The Indiana Protection and Advocacy Services (IPAS) Commission, represented by the American Civil Liberties Union (ACLU) of Indiana and Indiana Disability Rights (IDR), filed a lawsuit today against the Indiana Family and Social Services Administration (FSSA) and the Division of Mental Health and Addictions (DMHA) for failing to provide within a reasonable time, court ordered competency restoration services to people who are found incompetent to stand trial resulting in these individuals sitting in jails without access to necessary services.
If an Indiana court finds that a criminal defendant lacks the capacity to stand trial, the law requires that these individuals be committed to DMHA, within FSSA, to receive competency restoration services. These are usually provided in one of the institutions operated by DMHA.
The lawsuit asserts that DMHA has grossly insufficient capacity to provide restoration services to those committed for that purpose. As a result, defendants who lack the capacity to stand trial in Marion and other Indiana counties are held in jail for months waiting for access to appropriate restoration services. The resulting improper confinement violates due process, Title II of the Americans with Disabilities Act, 42 U.S.C. § 12101, et seq., and Section 504 of the Rehabilitation Act, 29 U.S.C. § 794.
“These are individuals who the courts have found to lack the capacity to stand trial due to mental illness or disability, yet they are being left to languish in county jails, a completely inappropriate placement.” said Ken Falk, Legal Director at the ACLU of Indiana. “Leaving these folks in county jails for extended periods of time, without access to restorative services, is not only a violation of the law but is also immensely harmful to their health.”
The IPAS Commission is the governing board of Indiana Disability Rights (IDR), the state’s protection and advocacy organization. IDR represents, advocates with, and protects the rights of individuals with disabilities. The IPAS Commission brought this case on behalf of its constituents, including the numerous individuals who are currently committed to DMHA but are suffering indefinite confinement in county jails without access to restoration services.
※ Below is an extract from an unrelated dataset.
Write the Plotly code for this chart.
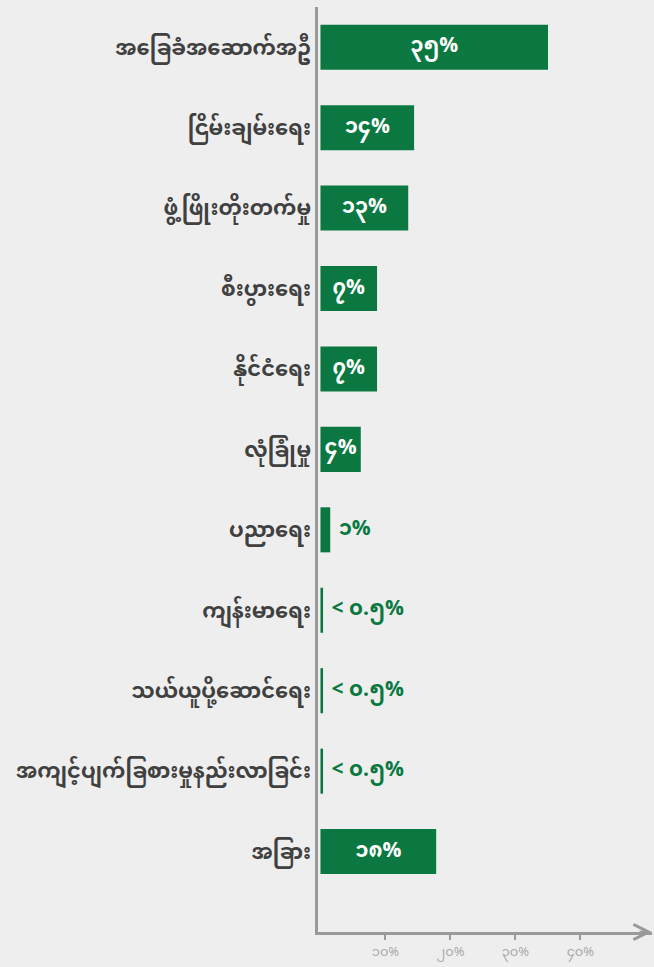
import plotly.graph_objects as go


# ==========================================================
# DATA
# ==========================================================

categories = [
    "အခြေခံအဆောက်အဦ",
    "ငြိမ်းချမ်းရေး",
    "ဖွံ့ဖြိုးတိုးတက်မှု",
    "စီးပွားရေး",
    "နိုင်ငံရေး",
    "လုံခြုံမှု",
    "ပညာရေး",
    "ကျန်းမာရေး",
    "သယ်ယူပို့ဆောင်ရေး",
    "အကျင့်ပျက်ခြစားမှုနည်းလာခြင်း",
    "အခြား",
]

# bar lengths as drawn (percent)
bar_values = [35, 14.4, 13.5, 8.7, 8.7, 6.2, 1.5, 0.4, 0.4, 0.4, 17.8]

bar_labels = [
    "၃၅%", "၁၄%", "၁၃%", "၇%", "၇%", "၄%",
    "၁%", "< ၀.၅%", "< ၀.၅%", "< ၀.၅%", "၁၈%",
]

label_inside = [True, True, True, True, True, True,
                False, False, False, False, True]

tick_values = [10, 20, 30, 40]
tick_labels = ["၁၀%", "၂၀%", "၃၀%", "၄၀%"]


# ==========================================================
# STYLE
# ==========================================================

GREEN = "#0a7840"
AXIS_GREY = "#9a9a9a"
BG = "#eeeeee"
FONT = "Noto Sans Myanmar, Padauk, Myanmar Text, Noto Sans, sans-serif"

texts = [t if inside else " " + t for t, inside in zip(bar_labels, label_inside)]
positions = ["inside" if inside else "outside" for inside in label_inside]
text_colors = ["white" if inside else GREEN for inside in label_inside]

fig = go.Figure(
    go.Bar(
        x=bar_values,
        y=categories,
        orientation="h",
        marker=dict(color=GREEN, line=dict(width=0)),
        text=texts,
        textposition=positions,
        textangle=0,
        insidetextanchor="middle",
        textfont=dict(family=FONT, size=21, color=text_colors, weight="bold"),
        constraintext="none",
        cliponaxis=False,
        hoverinfo="skip",
    )
)

fig.update_layout(
    width=654,
    height=967,
    paper_bgcolor=BG,
    plot_bgcolor=BG,
    margin=dict(l=318, r=2, t=7, b=35, autoexpand=False),
    bargap=0.44,
    showlegend=False,
    font=dict(family=FONT),
)

fig.update_xaxes(
    range=[-0.38, 51],
    showgrid=False,
    zeroline=False,
    showline=True,
    linecolor=AXIS_GREY,
    linewidth=2.5,
    tickvals=tick_values,
    ticktext=tick_labels,
    ticks="outside",
    ticklen=5,
    tickcolor=AXIS_GREY,
    tickwidth=1.5,
    ticklabelstandoff=1,
    tickfont=dict(family=FONT, size=13, color="#a8a8a8"),
    automargin=False,
)

fig.update_yaxes(
    type="category",
    categoryorder="array",
    categoryarray=categories,
    range=[11.0, -0.5],
    showgrid=False,
    zeroline=False,
    showline=True,
    linecolor=AXIS_GREY,
    linewidth=2.5,
    ticks="",
    ticklabelstandoff=0,
    tickfont=dict(family=FONT, size=21, color="#404040", weight="bold"),
    automargin=False,
)

# arrow head at the end of the x axis
fig.add_annotation(
    x=51, y=0, xref="x", yref="paper",
    ax=-14, ay=0,
    showarrow=True, arrowhead=5, arrowsize=1.2, arrowwidth=2.5,
    arrowcolor=AXIS_GREY, text="",
)

# the page body has a default 8px margin; remove it so the figure sits at 0,0
fig.write_html(
    "out.html",
    config={"displayModeBar": False},
    post_script="document.body.style.margin='0';",
)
“I am a person who has been through the competency restoration process. I am proof that treatment can be effective, and recovery is possible. Simply sitting in jail is not treatment and allows mental health conditions to fester or worsen,” said Ray Lay, IPAS Commissioner, founder and owner of SMI Enterprises, LLC, and mental health advocate. “The individuals currently not receiving treatment are someone's child, father, mother, brother, or sister. We need to do better and the time to do this is now!”